Once you click this option, it will ask you to select the cluster from the drop-down. Here, I have selected the cluster and clicked on Preview Table.
Once you click on the preview table, you will see the table data as shown below screen shot.
If you observed, the table attributes are showing as _c0, _c1 …etc with default data type String. You can select the appropriate data type from the drop-down.
From the left bar, there are multiple options to update for the table:
Table Name: By default, it shows as the file name. You can change the table name.
Create in Database: You can select the database name under which you want to create the table.
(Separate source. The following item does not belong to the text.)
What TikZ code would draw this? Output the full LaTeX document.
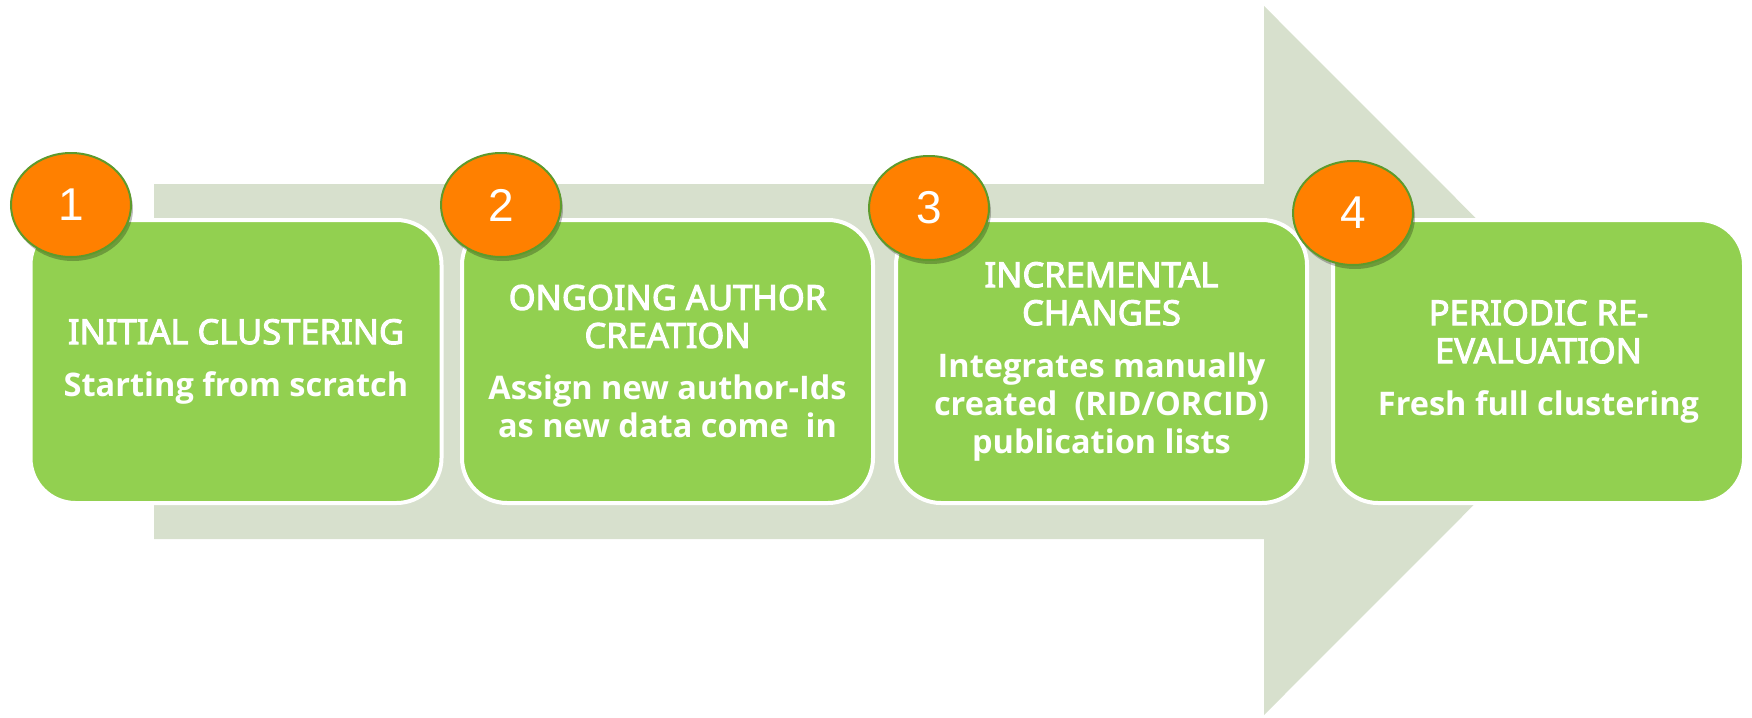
\documentclass[tikz,border=0pt]{standalone}
\usepackage{fontspec}
\setmainfont{Noto Sans}
\newfontfamily\titlefont{Noto Sans}[FakeBold=3]
\newfontfamily\subfont{Open Sans}
\newfontfamily\numfont{Liberation Sans}
\newcommand{\subtxt}[1]{{\subfont\bfseries\fontsize{32.5}{38}\selectfont #1}}
\usetikzlibrary{shapes.geometric,shadows}
\definecolor{arrowbg}{HTML}{D7E0CD}
\definecolor{boxgreen}{HTML}{92D050}
\definecolor{numorange}{HTML}{FF8000}
\definecolor{numedge}{HTML}{5E9A2C}
\begin{document}
\begin{tikzpicture}[x=1pt,y=-1pt,
  stepbox/.style={rectangle, rounded corners=45pt, fill=boxgreen, draw=white,
    line width=4pt, minimum width=411pt, minimum height=283pt, text=white,
    align=center, inner sep=0pt, font=\titlefont\fontsize{34.5}{38}\selectfont},
  numdisc/.style={ellipse, fill=numorange, draw=numedge, line width=2pt,
    minimum width=120pt, minimum height=104pt, inner sep=0pt, text=white,
    font=\numfont\fontsize{46}{46}\selectfont,
    drop shadow={shadow xshift=2pt, shadow yshift=-4pt, opacity=0.25, fill=black}},
  bigarrow/.style={fill=arrowbg}
]
\useasboundingbox (0,0) rectangle (1752,717);
% background arrow
\fill[bigarrow] (154,184) -- (1264,184) -- (1264,6) -- (1618,360.5) -- (1264,715)
  -- (1264,539) -- (154,539) -- cycle;
% step boxes
\node[stepbox] (b1) at (236,361.5) {INITIAL CLUSTERING\\[14pt]\subtxt{Starting from scratch}};
\node[stepbox] (b2) at (667.5,361.5) {ONGOING AUTHOR\\CREATION\\[14pt]\subtxt{Assign new author-Ids}\\\subtxt{as new data come\ \ in}};
\node[stepbox] (b3) at (1101.5,361.5) {INCREMENTAL\\CHANGES\\[14pt]\subtxt{Integrates manually}\\\subtxt{created\ \ (RID/ORCID)}\\\subtxt{publication lists}};
\node[stepbox] (b4) at (1538.5,361.5) {PERIODIC RE-\\EVALUATION\\[14pt]\subtxt{Fresh full clustering}};
% number discs
\node[numdisc] (n1) at (71,205) {1};
\node[numdisc] (n2) at (501,205) {2};
\node[numdisc] (n3) at (929,208) {3};
\node[numdisc] (n4) at (1353,213) {4};
\end{tikzpicture}
\end{document}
File Type: Here, you can select the file format of the uploaded file. Default coming as CSV and we have data set in CSV format. In addition, the other file formats are JSON and AVRO.
Column Delimiter: It’s a field-separated delimiter. It is showing as a comma(‘,’).
First Row is Header: Select this option if you want to keep the first row’s column value as a header.
Infer Schema: Select this option to parse the entire file to infer the schema.
Multi-line: This option allows line break in the cell.
In our case, I am selecting the first row as a header to keep the header.
If you see, the attribute name updated with the first row’s column value.
Once all this update completed, click on the Create Table.
Option 2: Create table in Notebook
When you click on the 2nd option Create Table in Notebook. A python notebook will be opened which will have all the code ready. You just have to execute it. Again, the code will be very handy and with proper documentation. Hence, it will help you in order to make any customization in the existing code.
Step 2: Table and Data Validation
Now, go to the data section and choose the database. You will see the table.
Wrapping Up
In this post, we have learned how to import data into DBFS from local and create the table very quickly. It helps to make the data available for the analyzing.